The tagline: “We are made of stars”, of course.

It smells like power and imagination, love and neutrality, everything and nothing, both sweet and fleeting with a bottom note that lingers for what feels like forever, but you’ll know that it’s just one passing moment in eternity and that’s enough to make it count.

After the years I had followed these online lifestyle gurus, it didn’t matter that I was on the right path or not. It didn’t matter that I tried a while and failed, then moved on. It mattered that I heard this and took it to heart, before I decided that following the surface lessons of online gurus wasn’t enough for me. I took with me a slew of marketing lessons and motivation that would go on to inform the rest of my work, and did in fact go on to make work, which I am in the midst of, other than selling myself (though I recognize that part of it is to sell myself). I have decided for myself that if we have made so much from just stardust, and that is all we will end up as, then I need to try to not just make a living but to make a life.

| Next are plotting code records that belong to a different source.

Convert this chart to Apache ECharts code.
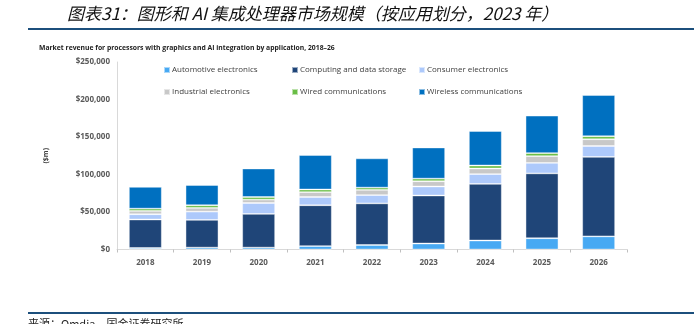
<!DOCTYPE html>
<html>
<head>
<meta charset="utf-8">
<script src="https://cdn.jsdelivr.net/npm/echarts@6/dist/echarts.min.js"></script>
<style>
html,body{margin:0;padding:0;background:#fff;}
#main{width:698px;height:324px;}
</style>
</head>
<body>
<div id="main"></div>
<script>
var categories = ['2018','2019','2020','2021','2022','2023','2024','2025','2026'];
var automotive = [2000, 2500, 2500, 4500, 6000, 8000, 12000, 15000, 17500];
var computing  = [38000, 37000, 45000, 54500, 55500, 64000, 75500, 86500, 106000];
var consumer   = [7000, 11000, 14500, 11000, 11000, 12000, 13000, 14000, 14500];
var industrial = [4500, 5000, 4500, 6500, 7000, 7000, 7500, 9000, 9000];
var wired      = [3000, 3500, 3500, 3500, 3000, 3500, 4000, 4000, 4000];
var wireless   = [29000, 27000, 38000, 46000, 39000, 41500, 46000, 50000, 55000];
var seriesNames = ['Automotive electronics','Computing and data storage','Consumer electronics','Industrial electronics','Wired communications','Wireless communications'];
var yTicks = [0, 50000, 100000, 150000, 200000, 250000];

var colors = ['#47a9f3','#1f4578','#adc9fb','#c8c8c8','#69bd45','#0070c0'];
var dataSets = [automotive, computing, consumer, industrial, wired, wireless];

var chart = echarts.init(document.getElementById('main'));

var series = seriesNames.map(function(n, i){
  return {
    name: n, type: 'bar', stack: 'total', barWidth: '58%',
    data: dataSets[i],
    itemStyle: { color: colors[i], borderColor: 'rgba(255,255,255,0.55)', borderWidth: 0.8 }
  };
});

var legendPos = [[163,66],[291,66],[418,66],[163,88],[291,88],[418,88]];
var legends = seriesNames.map(function(n, i){
  return {
    data: [n], left: legendPos[i][0], top: legendPos[i][1], padding: 0,
    itemWidth: 6, itemHeight: 6, icon: 'rect', itemGap: 0,
    textStyle: { fontSize: 8, color: '#404040', fontFamily: 'Open Sans', padding: [0,0,0,-3] },
    selectedMode: false
  };
});

chart.setOption({
  animation: false,
  color: colors,
  legend: legends,
  grid: { left: 117, right: 71, top: 62, bottom: 74.5 },
  xAxis: {
    type: 'category', data: categories,
    axisLine: { lineStyle: { color: '#d9d9d9', width: 1 } },
    axisTick: { show: true, length: 3, lineStyle: { color: '#bfbfbf' } },
    axisLabel: { color: '#595959', fontSize: 8, fontWeight: 'bold', fontFamily: 'Open Sans', margin: 9 }
  },
  yAxis: {
    type: 'value', min: yTicks[0], max: yTicks[yTicks.length-1], interval: yTicks[1]-yTicks[0],
    name: '($m)', nameLocation: 'middle', nameRotate: 90, nameGap: 68,
    nameTextStyle: { fontSize: 7, fontWeight: 'bold', color: '#404040', fontFamily: 'Open Sans' },
    axisLine: { show: true, lineStyle: { color: '#d9d9d9' } },
    axisTick: { show: false },
    splitLine: { show: false },
    axisLabel: {
      color: '#595959', fontSize: 8, fontWeight: 'bold', fontFamily: 'Open Sans', margin: 7,
      formatter: function(v){ return '$' + v.toLocaleString('en-US'); }
    }
  },
  series: series,
  graphic: [
    { type: 'text', left: 67, top: 5, style: { text: '图表31：图形和 AI 集成处理器市场规模（按应用划分，2023 年）', font: 'italic 17px "Noto Sans CJK SC"', fill: '#111' } },
    { type: 'rect', shape: { x: 28, y: 28, width: 666, height: 2 }, style: { fill: '#1c4f7c' } },
    { type: 'text', left: 39, top: 45, style: { text: 'Market revenue for processors with graphics and AI integration by application, 2018–26', font: 'bold 6.8px "Open Sans"', fill: '#222' } },
    { type: 'rect', shape: { x: 28, y: 312, width: 666, height: 2 }, style: { fill: '#1c4f7c' } },
    { type: 'text', left: 28, top: 318, style: { text: '来源：Omdia，国金证券研究所', font: '11px "Noto Sans CJK SC"', fill: '#222' } }
  ]
});
</script>
</body>
</html>
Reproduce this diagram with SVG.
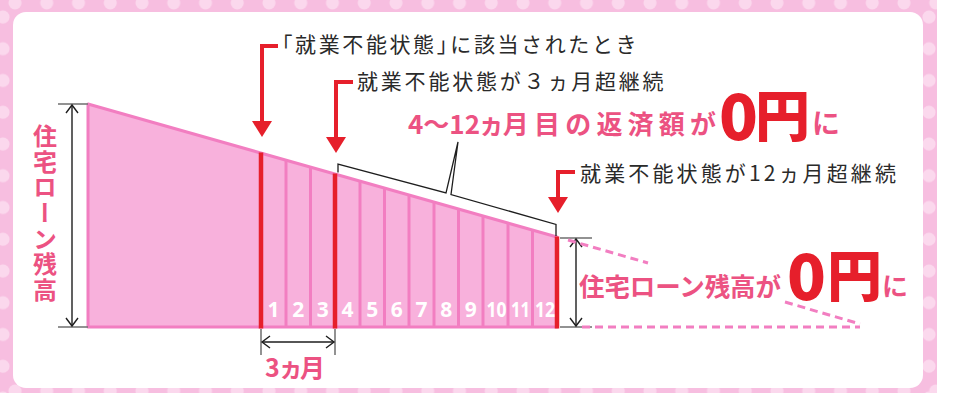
<svg xmlns="http://www.w3.org/2000/svg" width="953" height="393" viewBox="0 0 953 393">
<style>
.jp{font-family:"Noto Sans CJK JP","Noto Sans CJK SC",sans-serif}
.note{font-size:21px;fill:#2a2a2a;font-weight:400}
.rose{fill:#ec5282;font-weight:700}
.red{fill:#e61f2b;font-weight:900}
.palt{font-feature-settings:"palt"}
.num{font-family:"Noto Sans","Open Sans",sans-serif;font-weight:700;font-size:21px;fill:#ffffff;text-anchor:middle}
.div{stroke:#f27ec1;stroke-width:3}
.rbar{stroke:#e61f2b;stroke-width:4.5}
.rarrow{fill:none;stroke:#e61f2b;stroke-width:4}
.dim{fill:none;stroke:#1e1e1e;stroke-width:1.4}
.tick{stroke:#777;stroke-width:1.6}
.dash{fill:none;stroke:#f27ec1;stroke-width:3;stroke-dasharray:8 5}
</style>
<defs>
<pattern id="dotsH" patternUnits="userSpaceOnUse" x="0" y="0" width="31.75" height="393">
<circle cx="15" cy="3" r="6.5" fill="#fbd8ed"/>
<circle cx="15" cy="391" r="6.5" fill="#fbd8ed"/>
</pattern>
<pattern id="dotsV" patternUnits="userSpaceOnUse" x="0" y="0" width="953" height="31.75">
<circle cx="3" cy="17" r="6.5" fill="#fbd8ed"/>
<circle cx="929" cy="17" r="6.5" fill="#fbd8ed"/>
</pattern>
<marker id="redHead" markerUnits="userSpaceOnUse" viewBox="0 0 16 20" refX="4" refY="10" markerWidth="16" markerHeight="20" orient="auto">
<path d="M0,0 L16,10 L0,20 Z" fill="#e61f2b"/>
</marker>
<marker id="openHead" markerUnits="userSpaceOnUse" viewBox="-10 -8 12 16" refX="0" refY="0" markerWidth="12" markerHeight="16" orient="auto-start-reverse">
<path d="M-8,-6 L0,0 L-8,6" fill="none" stroke="#1e1e1e" stroke-width="1.4"/>
</marker>
</defs>

<g id="background">
<rect x="0" y="0" width="953" height="393" fill="#ffffff"/>
<rect x="0" y="0" width="937" height="393" fill="#f7bee0"/>
<rect x="0" y="0" width="937" height="393" fill="url(#dotsH)"/>
<rect x="0" y="0" width="937" height="393" fill="url(#dotsV)"/>
<rect x="13" y="12" width="910" height="376" rx="13" fill="#ffffff"/>
</g>

<g id="loan-balance-chart">
<path d="M88,104 L557,237 L557,327 L88,327 Z" fill="#f8b1dc" stroke="#f27ec1" stroke-width="3" stroke-linejoin="round"/>
<line class="div" x1="286" y1="160.2" x2="286" y2="327"/>
<line class="div" x1="310.5" y1="167.1" x2="310.5" y2="327"/>
<line class="div" x1="360" y1="181.1" x2="360" y2="327"/>
<line class="div" x1="384.5" y1="188.1" x2="384.5" y2="327"/>
<line class="div" x1="409" y1="195" x2="409" y2="327"/>
<line class="div" x1="434" y1="202.1" x2="434" y2="327"/>
<line class="div" x1="458.5" y1="209.1" x2="458.5" y2="327"/>
<line class="div" x1="483" y1="216" x2="483" y2="327"/>
<line class="div" x1="508" y1="223.1" x2="508" y2="327"/>
<line class="div" x1="532.5" y1="230.1" x2="532.5" y2="327"/>
<line class="rbar" x1="261" y1="152.5" x2="261" y2="328.5"/>
<line class="rbar" x1="335" y1="173.5" x2="335" y2="328.5"/>
<line class="rbar" x1="557" y1="236.5" x2="557" y2="328.5"/>
<text class="num" x="273.5" y="317">1</text>
<text class="num" x="298.2" y="317">2</text>
<text class="num" x="322.7" y="317">3</text>
<text class="num" x="347.5" y="317">4</text>
<text class="num" x="372.2" y="317">5</text>
<text class="num" x="396.7" y="317">6</text>
<text class="num" x="421.5" y="317">7</text>
<text class="num" x="446.2" y="317">8</text>
<text class="num" x="470.7" y="317">9</text>
<text class="num" x="496.5" y="317" textLength="20" lengthAdjust="spacingAndGlyphs">10</text>
<text class="num" x="520.5" y="317" textLength="19" lengthAdjust="spacingAndGlyphs">11</text>
<text class="num" x="545" y="317" textLength="20" lengthAdjust="spacingAndGlyphs">12</text>
</g>

<g id="connectors">
<path class="rarrow" d="M278,46 H262 V125" marker-end="url(#redHead)"/>
<path class="rarrow" d="M353,82 H336 V141" marker-end="url(#redHead)"/>
<path class="rarrow" d="M575,172 H558 V201" marker-end="url(#redHead)"/>
<path d="M338,172.5 V164 L446,193 L458,142 L451,194.5 L556,224.5 V236" fill="none" stroke="#1e1e1e" stroke-width="1.3" stroke-linejoin="miter"/>
<line class="tick" x1="58" y1="104" x2="88" y2="104"/>
<line class="tick" x1="58" y1="327" x2="88" y2="327"/>
<line class="dim" x1="72" y1="105" x2="72" y2="326" marker-start="url(#openHead)" marker-end="url(#openHead)"/>
<line class="tick" x1="560" y1="238" x2="592" y2="238"/>
<line class="tick" x1="560" y1="327" x2="592" y2="327"/>
<line class="dim" x1="576" y1="239" x2="576" y2="326" marker-start="url(#openHead)" marker-end="url(#openHead)"/>
<line class="tick" x1="261" y1="329" x2="261" y2="355"/>
<line class="tick" x1="335" y1="329" x2="335" y2="355"/>
<line class="dim" x1="262" y1="342" x2="334" y2="342" marker-start="url(#openHead)" marker-end="url(#openHead)"/>
<line class="dash" x1="568" y1="240" x2="648" y2="263"/>
<line class="dash" x1="785" y1="302" x2="860" y2="324"/>
<line class="dash" x1="582" y1="327" x2="860" y2="327"/>
</g>

<g id="labels">
<text class="jp rose" x="45" y="124" font-size="24" letter-spacing="1.6" style="writing-mode:vertical-rl">住宅ローン残高</text>
<text class="jp note" x="271.5" y="52" letter-spacing="2.6">「就業不能状態」<tspan dx="-10">に該当されたとき</tspan></text>
<text class="jp note" x="357" y="89" letter-spacing="2.8">就業不能状態が３ヵ月超継続</text>
<text class="jp note" x="580" y="181" textLength="316" lengthAdjust="spacing">就業不能状態が12ヵ月超継続</text>
<text class="jp rose" x="408" y="134" font-size="26">4〜12<tspan class="palt" dx="1">ヵ</tspan><tspan dx="1" letter-spacing="5.2">月目の返済額が</tspan></text>
<text class="jp red" x="719" y="140" font-size="64">0</text>
<text class="jp red" x="755" y="136" font-size="55">円</text>
<text class="jp rose" x="812" y="134" font-size="28">に</text>
<text class="jp rose" x="579" y="296" font-size="25.5" textLength="202" lengthAdjust="spacing">住宅ローン残高が</text>
<text class="jp red" x="787" y="300" font-size="64">0</text>
<text class="jp red" x="827" y="296" font-size="55">円</text>
<text class="jp rose" x="882" y="296" font-size="26">に</text>
<text class="jp rose" x="265" y="377" font-size="25">3<tspan class="palt" x="281">ヵ</tspan><tspan x="300">月</tspan></text>
</g>
</svg>
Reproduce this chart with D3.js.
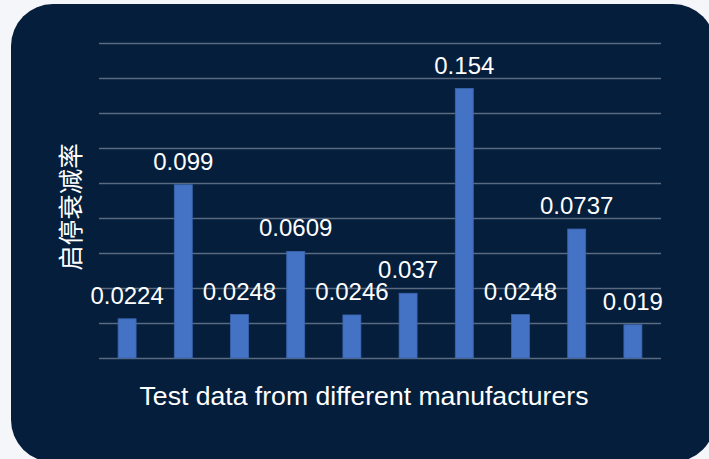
<!DOCTYPE html>
<meta charset="utf-8">
<head>
  <title>启停衰减率</title>
</head>
<style>
  html, body { margin: 0; padding: 0; background: #f5f6fa; }
  svg { display: block; }
  text { font-family: "Liberation Sans", Arial, sans-serif; fill: #ffffff; }
</style>
<body>
  <svg width="709" height="459"></svg>

  <script src="https://cdnjs.cloudflare.com/ajax/libs/d3/7.8.5/d3.min.js"></script>
  <script>
  var manufacturers = ['A', 'B', 'C', 'D', 'E', 'F', 'G', 'H', 'I', 'J'];
  var rates = [0.0224, 0.099, 0.0248, 0.0609, 0.0246, 0.037, 0.154, 0.0248, 0.0737, 0.019];
  var labels = ['0.0224', '0.099', '0.0248', '0.0609', '0.0246', '0.037', '0.154', '0.0248', '0.0737', '0.019'];
  var yTicks = [0, 0.02, 0.04, 0.06, 0.08, 0.1, 0.12, 0.14, 0.16, 0.18];

  var svg = d3.select('svg');

  // dark card
  svg.append('rect')
    .attr('x', 11).attr('y', 4)
    .attr('width', 704).attr('height', 458)
    .attr('rx', 42).attr('ry', 42)
    .attr('fill', '#041e3c');

  var plotLeft = 99, plotRight = 661, plotTop = 43, plotBottom = 358;

  var x = d3.scaleBand()
    .domain(manufacturers)
    .range([plotLeft, plotRight])
    .paddingInner(0.68)
    .paddingOuter(0.34);

  var y = d3.scaleLinear()
    .domain([0, 0.18])
    .range([plotBottom, plotTop]);

  var g = svg.append('g');

  // gridlines
  g.selectAll('line.grid')
    .data(yTicks)
    .enter()
    .append('line')
    .attr('class', 'grid')
    .attr('x1', plotLeft).attr('x2', plotRight)
    .attr('y1', function(d) { return Math.round(y(d)) + 0.5; })
    .attr('y2', function(d) { return Math.round(y(d)) + 0.5; })
    .attr('stroke', '#5a6a80')
    .attr('stroke-width', 1.5);

  // bars
  g.selectAll('rect.bar')
    .data(rates)
    .enter()
    .append('rect')
    .attr('class', 'bar')
    .attr('x', function(d, i) { return x(manufacturers[i]); })
    .attr('width', x.bandwidth())
    .attr('y', function(d) { return y(d); })
    .attr('height', function(d) { return plotBottom - y(d); })
    .attr('fill', '#4472c4')
    .attr('stroke', '#3a64ae')
    .attr('stroke-width', 0.8);

  // value labels
  g.selectAll('text.val')
    .data(rates)
    .enter()
    .append('text')
    .attr('class', 'val')
    .attr('x', function(d, i) { return x(manufacturers[i]) + x.bandwidth() / 2; })
    .attr('y', function(d) { return y(d) - 15; })
    .attr('text-anchor', 'middle')
    .style('font-size', '24px')
    .text(function(d, i) { return labels[i]; });

  // axis titles
  svg.append('text')
    .attr('x', 364).attr('y', 405)
    .attr('text-anchor', 'middle')
    .style('font-size', '26.6px')
    .text('Test data from different manufacturers');

  svg.append('text')
    .attr('transform', 'translate(80, 207) rotate(-90)')
    .attr('text-anchor', 'middle')
    .style('font-family', '"Noto Sans CJK SC", sans-serif')
    .style('font-size', '25.5px')
    .text('启停衰减率');
  </script>
</body>
</html>
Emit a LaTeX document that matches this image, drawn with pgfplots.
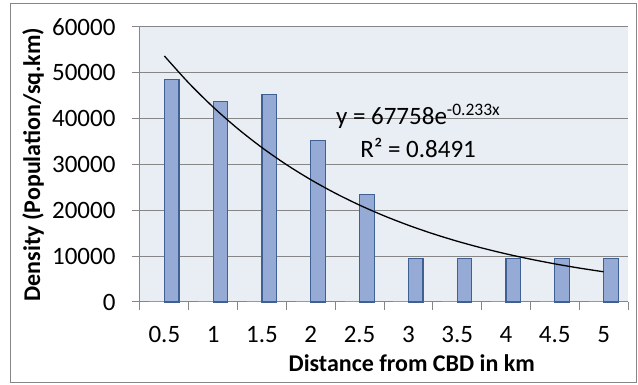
\documentclass[border=0pt]{standalone}
\usepackage{pgfplots}
\pgfplotsset{compat=1.18}
\usepackage{fontspec}
\setmainfont{Carlito}
\definecolor{plotbg}{RGB}{233,237,244}
\definecolor{barfill}{RGB}{149,170,212}
\definecolor{barline}{RGB}{62,96,146}
\definecolor{gridgray}{RGB}{134,134,134}
\definecolor{framegray}{RGB}{134,134,134}
\begin{document}
\begin{tikzpicture}[x=1pt,y=1pt]
\useasboundingbox (0,0) rectangle (638,385);
\draw[framegray,line width=1pt] (10.5,2.5) rectangle (636,381.5);
\begin{axis}[
  at={(140pt,83pt)}, anchor=south west,
  scale only axis, width=488pt, height=275pt,
  xmin=0.5, xmax=10.5, ymin=0, ymax=60000,
  scaled y ticks=false,
  axis background/.style={fill=plotbg},
  axis lines*=left,
  axis line style={gridgray, line width=1pt},
  ybar=0pt, bar width=14.6pt,
  xtick={0.5,1.5,...,10.5}, xticklabels={},
  extra x ticks={1,2,...,10},
  extra x tick labels={0.5,1,1.5,2,2.5,3,3.5,4,4.5,5},
  extra x tick style={major tick length=0pt, xmajorgrids=false},
  ytick={0,10000,...,60000},
  ymajorgrids=true, xmajorgrids=false,
  major grid style={draw=gridgray, line width=1pt},
  tick align=outside, major tick length=8pt,
  tick style={gridgray, line width=1pt},
  /pgf/number format/assume math mode=true,
  /pgf/number format/1000 sep={},
  ticklabel style={font=\fontsize{25}{30}\selectfont, text=black},
  xticklabel style={yshift=-21pt},
  yticklabel style={xshift=-13pt},
  xlabel={Distance from CBD in km},
  ylabel={Density (Population/sq.km)},
  xlabel style={font=\fontsize{24}{28}\bfseries, at={(axis description cs:0.557,-0.222)}, anchor=center},
  ylabel style={font=\fontsize{24}{28}\bfseries, at={(axis description cs:-0.219,0.5)}, anchor=center},
  clip=false,
]
\addplot[fill=barfill, draw=barfill!80!barline, line width=1pt] coordinates {
 (1,0.5) (2,1) (3,1.5) (4,2) (5,2.5) (6,3) (7,3.5) (8,4) (9,4.5) (10,5)};
\addplot[fill=barfill, draw=barline, line width=1.3pt] coordinates {
 (1,48500) (2,43800) (3,45200) (4,35300) (5,23500) (6,9500) (7,9500) (8,9500) (9,9500) (10,9500)};
\addplot[sharp plot, smooth, black, line width=1.3pt, mark=none, forget plot] coordinates {
 (1,53676) (1.5,47772) (2,42521) (2.5,37843) (3,33682) (3.5,29977) (4,26681) (4.5,23747) (5,21135)
 (5.5,18811) (6,16743) (6.5,14901) (7,13262) (7.5,11804) (8,10506) (8.5,9351) (9,8322) (9.5,7407) (10,6593)};
\node[font=\fontsize{25}{30}\selectfont, anchor=center] at (axis description cs:0.570,0.676) {y = 67758e\textsuperscript{-0.233x}};
\node[font=\fontsize{25}{30}\selectfont, anchor=center] at (axis description cs:0.570,0.560) {R² = 0.8491};
\end{axis}
\end{tikzpicture}
\end{document}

I stopped freaking out as much about finding the right path, and instead just did things. I stopped trying to force the whole make money online shindig and really gave a good think on the question of what I wanted to do and be this one life I have. It’s a years-long process and in all honesty, I think I’m probably still figuring it out.

Have you ever gone outside the city and looked up at the stars, really seen them without the pollution of human-made light? Do it. It takes you, if even for a moment, out of your day to day and into a wordless, sensorial experience of what “We are made of star-stuff” feels like. Sometimes a moment is all you need to remember that life and everything is magical, just as it is.

Hubble Deep Field is a visual representation of this entire concept, an image representing one 24-millionth of the whole sky. It’s my phone background, a constant reminder for me of what we are, what life is. And as proof of what I mean by how everyone interprets based on their perception, I present to you the internet watercooler, Reddit. For some, it’s terrifying and for others, it’s enchanting.

Another guru once taught me that any action, any choice, is better than nothing at all. So that’s what I’ve been doing, until I become stardust once again. (Was this creative influence really about online gurus then, wrapped up in something more palatable?)